Das Grundproblem für jede Form des Parallelismus ist die Frage: wie
kommt diese Übereinstimmung, dieses Parallelgehen zweier Gebiete, die sich doch
nirgends kreuzen und berühren, zustande? Wie kommt es z. B., daß ein Reiz a
in der Außerwelt von einer ihn repräsentierenden Wahrnehmung a begleitet ist,
obwohl — der Voraussetzung nach — das eine das andere nicht bewirkt? Und
wie kommt es anderseits, daß eine auf Veränderung in der Außenwelt gerichtete
Absicht eines bewußten Wesens diese Veränderung auch erzielt? Es hieße auf
alle Erklärung verzichten, wollten wir diese seltsame Übereinstimmung zwischen
den beiden wesensfremden Gebieten einfach anerkennen.

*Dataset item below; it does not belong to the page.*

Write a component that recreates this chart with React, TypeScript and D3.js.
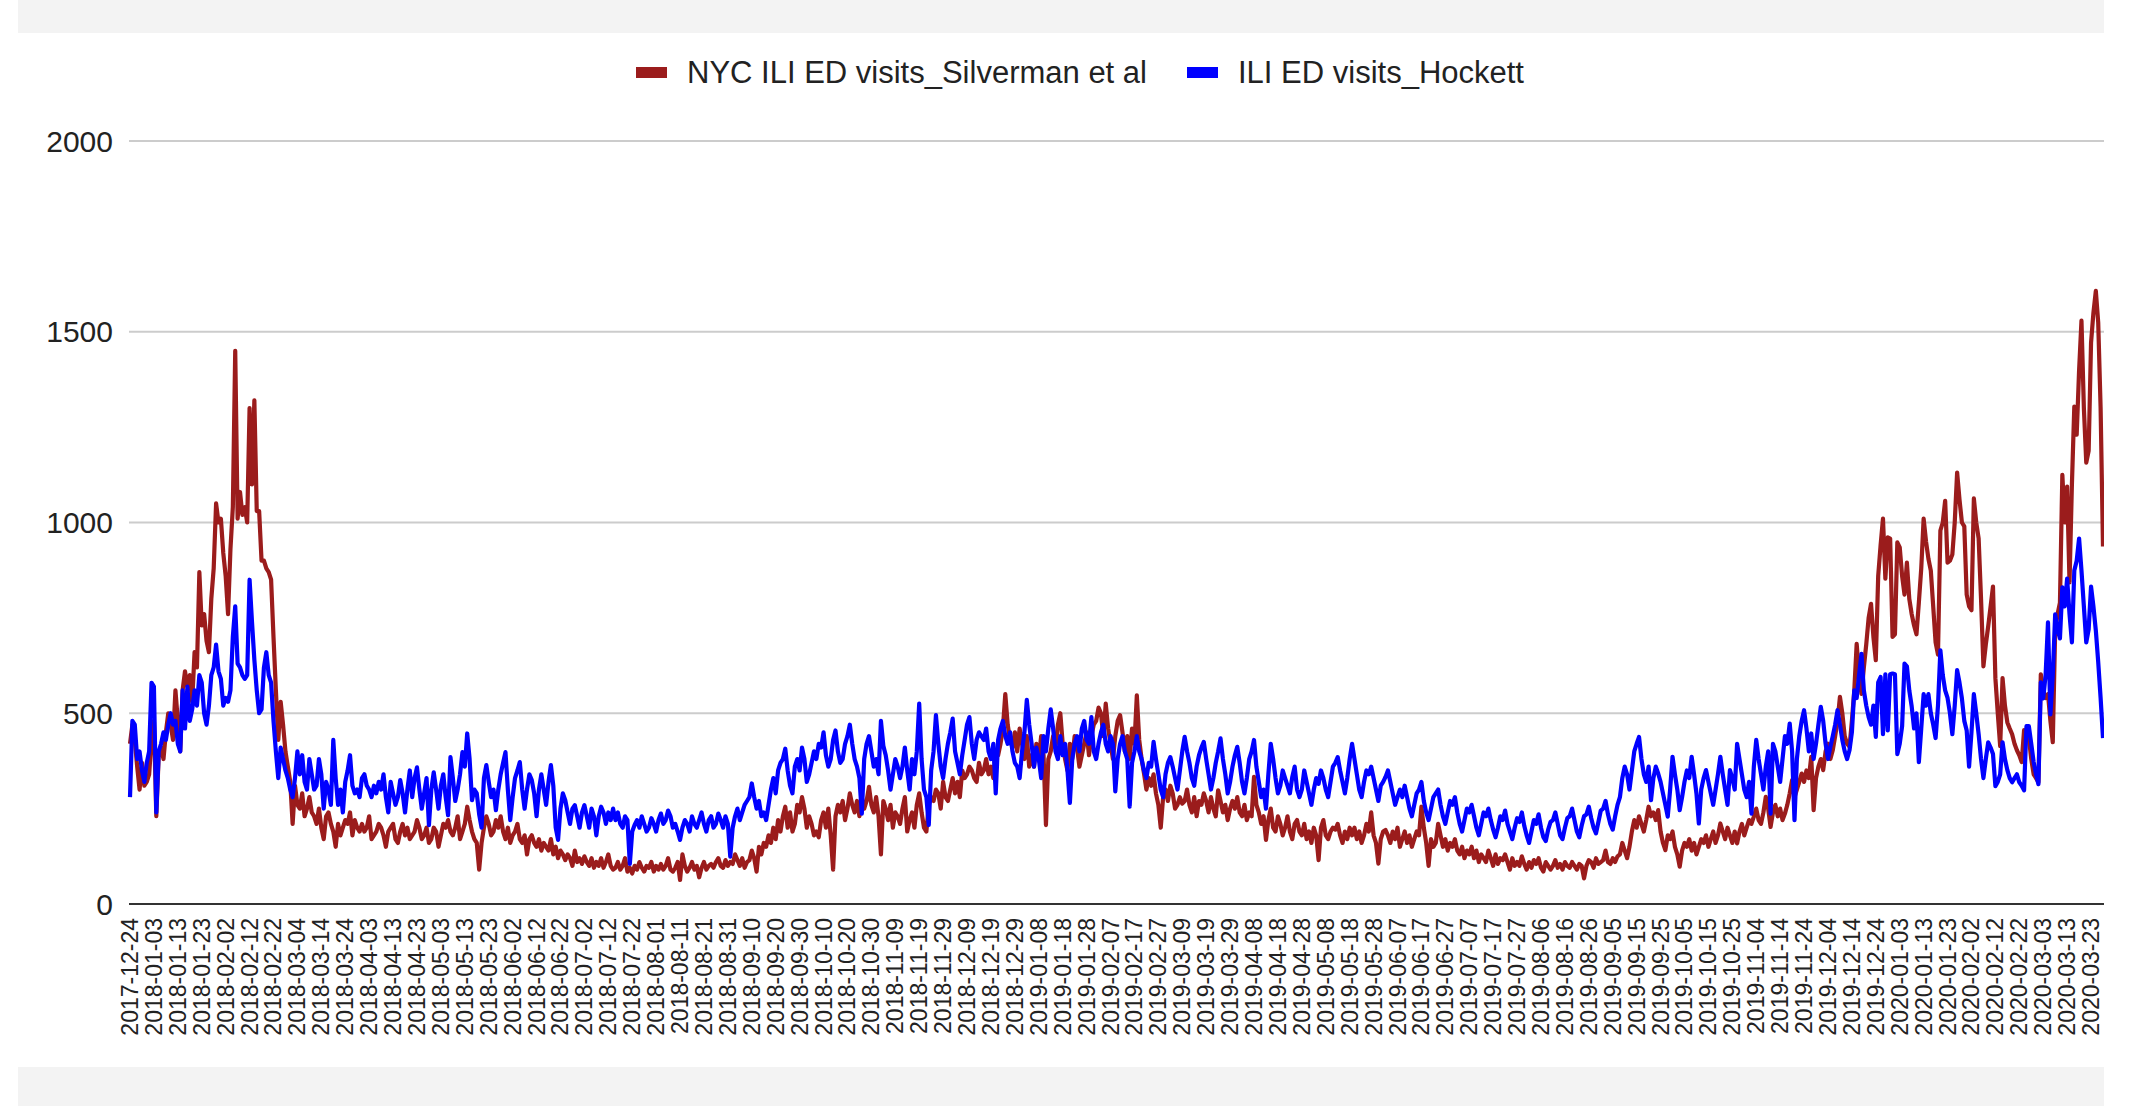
import React from "react";
import * as d3 from "d3";

// daily ILI emergency-department visits, starting 2017-12-24, one row per week
const START_DATE = new Date(2017, 11, 24);

const SILVERMAN = [
  420, 470, 430, 360, 300, 370, 310,
  320, 340, 430, 480, 230, 390, 410,
  380, 450, 500, 470, 430, 560, 480,
  400, 560, 610, 570, 600, 530, 660,
  620, 870, 730, 760, 690, 660, 800,
  880, 1050, 1000, 1010, 920, 860, 760,
  930, 1040, 1450, 1010, 1080, 1020, 1040,
  1000, 1300, 1100, 1320, 1030, 1030, 900,
  900, 880, 870, 850, 700, 560, 430,
  530, 470, 400, 360, 320, 210, 310,
  260, 250, 290, 230, 250, 280, 240,
  230, 210, 250, 200, 170, 230, 240,
  210, 190, 150, 210, 180, 200, 220,
  210, 240, 180, 220, 200, 190, 210,
  190, 200, 230, 170, 180, 190, 210,
  200, 180, 150, 190, 200, 210, 170,
  160, 190, 210, 180, 200, 170, 180,
  190, 220, 200, 170, 180, 200, 160,
  170, 200, 190, 150, 180, 210, 200,
  220, 190, 180, 200, 230, 170, 190,
  210, 255, 220, 190, 170, 160, 90,
  160, 200, 230, 210, 180, 190, 220,
  200, 230, 190, 170, 200, 160, 180,
  190, 210, 170, 160, 180, 130, 170,
  180, 160, 150, 170, 140, 160, 150,
  140, 170, 130, 150, 120, 140, 130,
  115, 130, 120, 100, 140, 110, 120,
  105, 125, 110, 100, 120, 95, 110,
  100, 120, 95, 110, 130, 100, 90,
  95, 110, 90, 100, 120, 85, 95,
  80, 100, 90, 110, 95, 85, 100,
  95, 110, 85, 100, 90, 105, 90,
  100, 120, 90, 85, 95, 110, 63,
  130, 100, 85, 95, 110, 90, 100,
  70, 95, 110, 90, 100, 105, 95,
  110, 120, 100, 95, 115, 100, 110,
  105, 130, 115, 100, 120, 95, 110,
  115, 140, 120, 85, 150, 130, 160,
  150, 180, 160, 200, 170, 220, 190,
  230, 255, 200, 240, 190, 210, 260,
  240, 280, 250, 200, 230, 210, 180,
  190, 175, 220, 240, 200, 250, 180,
  90, 230, 260, 240, 270, 220, 250,
  290, 260, 240, 270, 230, 280, 250,
  270, 307, 260, 240, 280, 230, 130,
  270, 250, 220, 260, 200, 240, 230,
  210, 250, 280, 190, 220, 240, 200,
  260, 290, 240, 200, 190, 260, 280,
  270, 300, 290, 250, 320, 280, 270,
  300, 330, 290, 320, 280, 350, 330,
  340, 360, 350, 330, 320, 370, 340,
  350, 380, 340, 360, 330, 400, 390,
  420, 460, 550, 470, 430, 410, 450,
  400, 460, 420, 380, 440, 360, 390,
  360, 420, 380, 440, 390, 207, 380,
  400, 440, 410, 470, 500, 420, 380,
  350, 420, 380, 440, 410, 360, 390,
  420, 450, 390, 440, 470, 480, 515,
  500, 440, 525, 460, 420, 380, 440,
  480, 495, 450, 400, 440, 380, 460,
  420, 547, 430, 380, 342, 300, 330,
  310, 340, 290, 260, 200, 280, 300,
  270, 310, 290, 250, 260, 280, 263,
  270, 300, 260, 240, 280, 230, 270,
  260, 290, 270, 240, 280, 250, 230,
  298, 270, 240, 260, 220, 250, 270,
  250, 280, 240, 230, 260, 220, 240,
  230, 333, 260, 240, 210, 230, 168,
  220, 250, 200, 190, 230, 210, 180,
  200, 230, 190, 170, 210, 220, 190,
  180, 210, 170, 190, 160, 200, 180,
  115, 200, 220, 180, 170, 190, 200,
  195, 210, 180, 160, 190, 170, 200,
  180, 200, 170, 190, 160, 180, 210,
  190, 240, 180, 160, 106, 170, 190,
  194, 180, 160, 190, 170, 200, 150,
  170, 190, 160, 180, 150, 170, 190,
  180, 255, 200, 160, 100, 170, 150,
  160, 210, 180, 150, 170, 140, 160,
  150, 170, 140, 130, 150, 120, 140,
  130, 150, 120, 140, 110, 130, 120,
  110, 140, 120, 100, 130, 105, 120,
  115, 130, 110, 90, 120, 100, 110,
  100, 125, 105, 90, 110, 95, 115,
  105, 120, 95, 85, 110, 100, 90,
  100, 115, 95, 105, 90, 110, 100,
  95, 110, 100, 90, 105, 100, 67,
  100, 115, 110, 95, 120, 105, 110,
  115, 140, 110, 105, 120, 110, 125,
  130, 160, 140, 120, 150, 190, 220,
  200, 230, 210, 190, 220, 255, 230,
  240, 220, 246, 190, 160, 141, 180,
  170, 190, 150, 130, 98, 140, 160,
  150, 170, 140, 160, 130, 150, 170,
  160, 180, 150, 170, 190, 160, 180,
  211, 190, 170, 200, 180, 160, 190,
  159, 190, 210, 180, 200, 220, 210,
  229, 250, 220, 210, 240, 281, 250,
  202, 240, 260, 230, 250, 220, 237,
  260, 290, 325, 280, 300, 320, 342,
  320, 350, 330, 386, 246, 330, 360,
  380, 351, 400, 420, 380, 403, 440,
  480, 543, 500, 440, 420, 412, 480,
  560, 682, 600, 551, 620, 680, 750,
  787, 700, 639, 860, 940, 1010, 853,
  961, 958, 700, 707, 948, 935, 860,
  811, 895, 800, 760, 730, 707, 790,
  880, 1010, 950, 905, 874, 780, 686,
  654, 979, 1000, 1057, 895, 900, 916,
  1000, 1131, 1060, 1000, 990, 811, 780,
  770, 1063, 1000, 958, 800, 623, 680,
  728, 780, 832, 592, 500, 414, 592,
  520, 476, 460, 445, 420, 403, 390,
  372, 456, 440, 435, 380, 340, 330,
  319, 602, 560, 540, 550, 480, 424,
  717, 760, 790, 1125, 1000, 1094, 843,
  1100, 1304, 1230, 1398, 1529, 1300, 1157,
  1188, 1471, 1550, 1607, 1524, 1300, 937,
];

const HOCKETT = [
  280, 480, 470, 380, 400, 350, 320,
  370, 400, 580, 570, 240, 400, 420,
  450, 430, 470, 500, 470, 480, 420,
  400, 560, 460, 570, 480, 510, 560,
  520, 600, 580, 500, 470, 520, 600,
  620, 680, 610, 590, 520, 540, 530,
  560, 700, 780, 630, 620, 600, 590,
  600, 850, 740, 640, 560, 500, 510,
  620, 660, 600, 580, 480, 400, 330,
  410, 380, 350, 330, 300, 280, 330,
  400, 340, 390, 320, 300, 380, 340,
  300, 310, 380, 340, 250, 320, 300,
  260, 430, 330, 260, 300, 240, 320,
  350, 390, 310, 290, 300, 280, 330,
  340, 310, 300, 280, 310, 290, 320,
  300, 340, 280, 240, 320, 290, 260,
  280, 325, 290, 240, 300, 350, 280,
  330, 358, 300, 250, 290, 330, 207,
  300, 345, 300, 250, 310, 340, 280,
  233, 385, 330, 270, 300, 340, 398,
  360, 447, 380, 272, 300, 290, 235,
  200, 330, 364, 320, 280, 300, 246,
  300, 340, 370, 398, 300, 220, 280,
  330, 350, 372, 300, 250, 300, 340,
  325, 290, 230, 300, 340, 300, 260,
  320, 364, 310, 200, 168, 250, 290,
  272, 240, 210, 250, 259, 230, 200,
  240, 259, 230, 200, 250, 230, 180,
  230, 255, 240, 210, 240, 220, 250,
  220, 240, 210, 200, 230, 220, 105,
  190, 207, 220, 200, 230, 210, 190,
  200, 225, 210, 190, 220, 237, 210,
  220, 245, 230, 200, 210, 190, 168,
  200, 220, 210, 190, 230, 210, 200,
  220, 240, 210, 190, 220, 230, 200,
  210, 237, 220, 200, 230, 210, 124,
  200, 230, 250, 220, 240, 260, 270,
  280, 316, 280, 250, 270, 230, 240,
  220, 260, 300, 330, 290, 350, 370,
  380, 407, 350, 310, 290, 360, 380,
  350, 410, 380, 320, 340, 370, 400,
  380, 420, 410, 450, 390, 360, 380,
  430, 455, 400, 370, 380, 420, 440,
  470, 420, 380, 360, 330, 237, 380,
  420, 440, 400, 360, 380, 340, 480,
  415, 390, 350, 300, 340, 380, 360,
  330, 360, 410, 350, 300, 380, 340,
  400, 525, 380, 300, 280, 207, 350,
  400, 495, 420, 360, 330, 380, 420,
  450, 486, 400, 370, 340, 390, 430,
  470, 490, 420, 380, 430, 450, 440,
  430, 460, 400, 380, 420, 290, 430,
  460, 480, 440, 420, 450, 400, 370,
  360, 330, 400, 450, 535, 470, 420,
  360, 410, 380, 330, 440, 400, 460,
  510, 460, 400, 380, 440, 390, 420,
  350, 265, 380, 420, 440, 400, 460,
  480, 430, 420, 490, 400, 380, 420,
  450, 470, 420, 400, 440, 420, 295,
  380, 420, 440, 400, 380, 255, 370,
  400, 440, 400, 380, 350, 330, 370,
  360, 425, 380, 340, 300, 280, 340,
  370, 385, 360, 330, 300, 350, 400,
  438, 400, 370, 330, 310, 360, 390,
  410, 425, 380, 340, 300, 330, 370,
  400, 434, 380, 340, 290, 320, 360,
  390, 412, 370, 320, 290, 330, 380,
  400, 430, 360, 320, 280, 300, 250,
  340, 420, 380, 330, 290, 310, 350,
  330, 310, 290, 333, 360, 300, 280,
  300, 350, 320, 290, 260, 300, 330,
  315, 350, 330, 300, 280, 320, 360,
  370, 385, 350, 320, 290, 330, 380,
  420, 380, 340, 300, 280, 320, 350,
  340, 360, 330, 300, 270, 310, 320,
  333, 350, 320, 290, 260, 280, 300,
  280, 310, 280, 250, 230, 260, 290,
  300, 320, 270, 240, 220, 250, 280,
  290, 300, 260, 230, 210, 240, 270,
  260, 280, 240, 210, 190, 220, 250,
  240, 260, 230, 200, 180, 210, 240,
  230, 250, 220, 195, 175, 200, 230,
  220, 245, 210, 190, 170, 200, 225,
  215, 240, 205, 180, 160, 190, 220,
  210, 235, 200, 175, 165, 195, 215,
  220, 240, 210, 180, 170, 200, 225,
  230, 250, 220, 190, 175, 205, 230,
  235, 255, 225, 200, 185, 215, 245,
  250, 270, 235, 210, 195, 230, 260,
  280, 330, 360, 340, 300, 350, 400,
  420, 438, 380, 340, 320, 360, 272,
  330, 360, 342, 320, 290, 260, 229,
  300, 386, 340, 300, 246, 280, 320,
  350, 330, 386, 340, 290, 211, 300,
  330, 351, 320, 290, 260, 300, 340,
  386, 340, 300, 260, 351, 330, 300,
  420, 380, 340, 300, 280, 320, 237,
  360, 430, 380, 340, 300, 360, 400,
  237, 420, 400, 360, 320, 380, 440,
  420, 473, 400, 220, 380, 440, 480,
  508, 460, 400, 447, 380, 420, 470,
  517, 480, 420, 380, 412, 440, 470,
  508, 470, 430, 400, 380, 403, 450,
  560, 540, 600, 656, 560, 520, 490,
  470, 520, 438, 581, 595, 445, 602,
  455, 602, 604, 602, 393, 420, 466,
  630, 623, 560, 518, 460, 500, 372,
  460, 550, 520, 550, 500, 470, 435,
  520, 665, 600, 560, 540, 500, 445,
  520, 613, 580, 539, 480, 455, 360,
  450, 550, 500, 445, 380, 330, 380,
  424, 410, 393, 309, 320, 340, 424,
  380, 351, 330, 319, 330, 340, 319,
  310, 298, 466, 466, 420, 372, 340,
  314, 581, 539, 600, 738, 497, 600,
  759, 720, 696, 830, 780, 853, 760,
  686, 874, 900, 958, 874, 780, 686,
  720, 832, 780, 717, 634, 540, 435,
];

const SERIES_NAMES = ["NYC ILI ED visits_Silverman et al", "ILI ED visits_Hockett"];
const SERIES_COLORS = ["#9b1c1c", "#0000ff"];
const Y_TICKS = [0, 500, 1000, 1500, 2000];
const LABEL_EVERY = 10;

const FONT = "'Liberation Sans', Arial, Helvetica, sans-serif";

export default function App() {
  const width = 2130;
  const height = 1106;
  const n = SILVERMAN.length;

  const x = d3.scaleLinear().domain([0, n - 1]).range([130, 2103]);
  const y = d3.scaleLinear().domain([0, 2000]).range([904, 141]);

  const fmt = d3.timeFormat("%Y-%m-%d");
  const dates = d3.range(n).map((i) => fmt(d3.timeDay.offset(START_DATE, i)));
  const tickIdx = d3.range(0, n, LABEL_EVERY);

  const line = d3
    .line<number>()
    .x((_, i) => x(i))
    .y((d) => y(d));

  const series = [SILVERMAN, HOCKETT];

  return (
    <div style={{ position: "absolute", left: 0, top: 0 }}>
      <svg width={width} height={height} style={{ display: "block", background: "#fff" }}>
        <defs>
          <clipPath id="plot">
            <rect x={125} y={100} width={2104 - 125} height={806} />
          </clipPath>
        </defs>
        {/* grey bands of the surrounding page */}
        <rect x={18} y={0} width={2104 - 18} height={33} fill="#f3f3f3" />
        <rect x={18} y={1067} width={2104 - 18} height={height - 1067} fill="#f3f3f3" />

        {/* legend */}
        {SERIES_NAMES.map((name, k) => {
          const lx = k === 0 ? 636 : 1187;
          return (
            <g key={name}>
              <rect x={lx} y={67} width={31} height={11} fill={SERIES_COLORS[k]} />
              <text x={lx + 51} y={83} fontFamily={FONT} fontSize={31} fill="#222">
                {name}
              </text>
            </g>
          );
        })}

        {/* gridlines + y labels */}
        {Y_TICKS.map((t) => (
          <g key={t}>
            {t !== 0 && (
              <line x1={129} x2={2104} y1={y(t)} y2={y(t)} stroke="#cccccc" strokeWidth={2} />
            )}
            <text
              x={113}
              y={y(t) + 10.5}
              textAnchor="end"
              fontFamily={FONT}
              fontSize={30}
              fill="#222"
            >
              {t}
            </text>
          </g>
        ))}

        {/* series */}
        <g clipPath="url(#plot)">
          {series.map((s, k) => (
            <path
              key={k}
              d={line(s) ?? ""}
              fill="none"
              stroke={SERIES_COLORS[k]}
              strokeWidth={4.2}
              strokeLinejoin="round"
            />
          ))}
        </g>

        {/* baseline */}
        <line x1={129} x2={2104} y1={y(0)} y2={y(0)} stroke="#333" strokeWidth={2} />

        {/* x labels */}
        {tickIdx.map((i) => (
          <text
            key={i}
            transform={`translate(${x(i)},918) rotate(-90)`}
            textAnchor="end"
            dominantBaseline="central"
            fontFamily={FONT}
            fontSize={23}
            fill="#222"
          >
            {dates[i]}
          </text>
        ))}
      </svg>
    </div>
  );
}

Darum hat man versucht, das scheinbar Unerklärliche durch eine Hypothese
begreiflich zu machen, die die Schwierigkeit in der Tat überwindet: nicht zwei
getrennte Vorgangsreihen laufen nebeneinander ab, sondern die beiden Gebiete,
die uns als getrennte erscheinen, sind im Grunde eines: zwei verschiedene Seiten
oder Erscheinungsweisen eines zugrunde liegenden, sie beide bewirkenden Realen.
Diese, zuletzt auf Spinoza zurückgehende Auffassung sucht also den Parallelismus
zu erklären, indem sie ihn überwindet, indem sie das Seelische und das Materielle
in einer höheren Einheit zusammenfaßt.
Diese Auffassung aber — so genial sie uns zunächst anmutet — enthält
doch wiederum eine Summe ungelöster Probleme: so vor allem die Frage, wie
jede der beiden „Manifestationen" des Realen sich zu diesem selbst verhalten.
Und sie führt außerdem Hypothesen ein, die ihrer Natur nach niemals durch
Erfahrung bestätigt werden können. So werden wir Becher zugeben, daß
sie „eher eine Verdoppelung als eine Lösung des ,Leib-Seele-Problems'
darstellt".
Aber der Parallelismus kann das Problem der Zusammenstimmung des
Materiellen und des Geistigen auch auf andere Art zu lösen versuchen. Gelten
ihm auf der einen Seite die physischen Wirkungszusammenhänge als ein
geschlossenes Ganzes, so stellt er diesem eine gleichfalls geschlossene psychische
Kausalkette gegenüber, indem er die Lücken, die unsere Erfahrung in dieser
Beziehung läßt, durch unbewußte seelische Vorgänge ergänzt denkt. Wenn nun
z, B. in einer Sinneswahrnehmung ein äußerer Reiz uns zu berühren scheint,
dann ist es nicht der äußere Gegenstand, der die Bewußtseinswirkung hervor¬
bringt: sondern ein jenem Gegenstand entsprechendes seelisches verursacht unsere
Wahrnehmung. Wenn es sich aber so verhält: was bürgt uns dann dafür,
daß die Körperwelt überhaupt vorhanden ist?! Erlebten wir doch dieselben
Bewußtseinseindrücke, auch wenn alles Sein geistiger, seelischer Natur wäre!
So berührt sich diese Form des Parallelismus mit uralten Gedanken¬
gängen der Philosophie: mit der idealistischen Weltauffassung, nach der das
Geistige das einzige Reale in der Welt ist, während die körperliche Natur nur
eine charakteristische Erscheinungsform dieses Realen darstellt.